Recensione la seconda notte di nozze
Recensione a cura di GiorgioVillosio
Il regista bolognese ci propone da anni una serie di narrative molto dense, a spettro intero sulla nostra esistenza e sui casi dell'umano; un po' come nei romanzi ottocenteschi, in cui la materia trattata non verte solo su sfumature rarefatte e cerebrali, come nel cinema francese, né tanto meno su vicende forzate e paradossali come in quello d'oltre oceano, ma con sano realismo sui temi reali e pragmatici del nostro vivere. Emergono così i "fondamentali" dell'umano, come l'amicizia, l'amore, le vocazioni professionali e certi rapporti parentali, visti sempre in una chiave poetica dolente e realistica; non quella romantica e sdolcinata di un compiaciuto sentimentalismo, ma quella coscientemente malinconica di chi, percependo la fatalistica casualità della condizione umana, ne desume una coscienza vigile e mesta, snocciolando il racconto sul filo della memoria.

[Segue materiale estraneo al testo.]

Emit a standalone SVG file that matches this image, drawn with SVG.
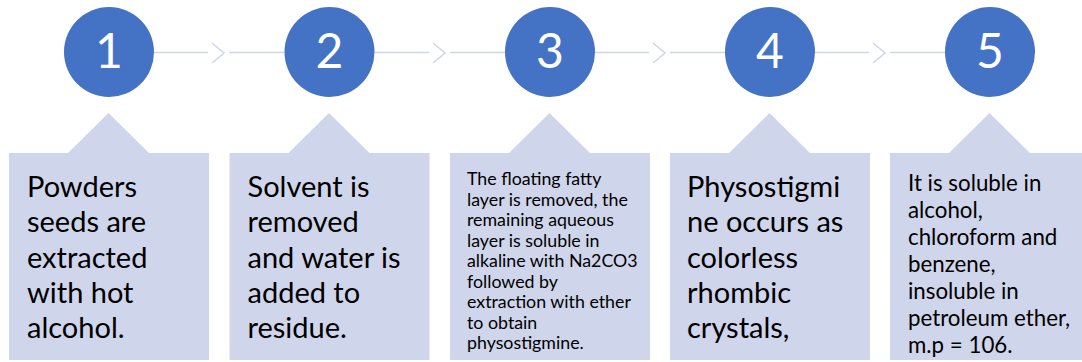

Non a caso "La seconda notte di nozze" è ambientato nell'Italia del primo dopoguerra, di cui ripropone gli aspetti più meschini, psicologici ed economici, in luoghi ed ambienti quasi surreali, per captare la difficile e sofferta atmosfera del tempo. Come peraltro si rileva anche nella descrizione di certi personaggi di contorno, come l'attore fallito e la sua compagnia di guitti che, con la loro carovana mobile, ricordano i modi degli Amarcord felliniani.
Ma questi elementi costituiscono solamente il contesto "ambientale e scenografico" del film, che tocca invece corde più profonde, fuori del tempo e dalle contingenze, come in una fiaba psicanalitica, dove i personaggi e le loro vicende assumono profili chiaramente simbolici.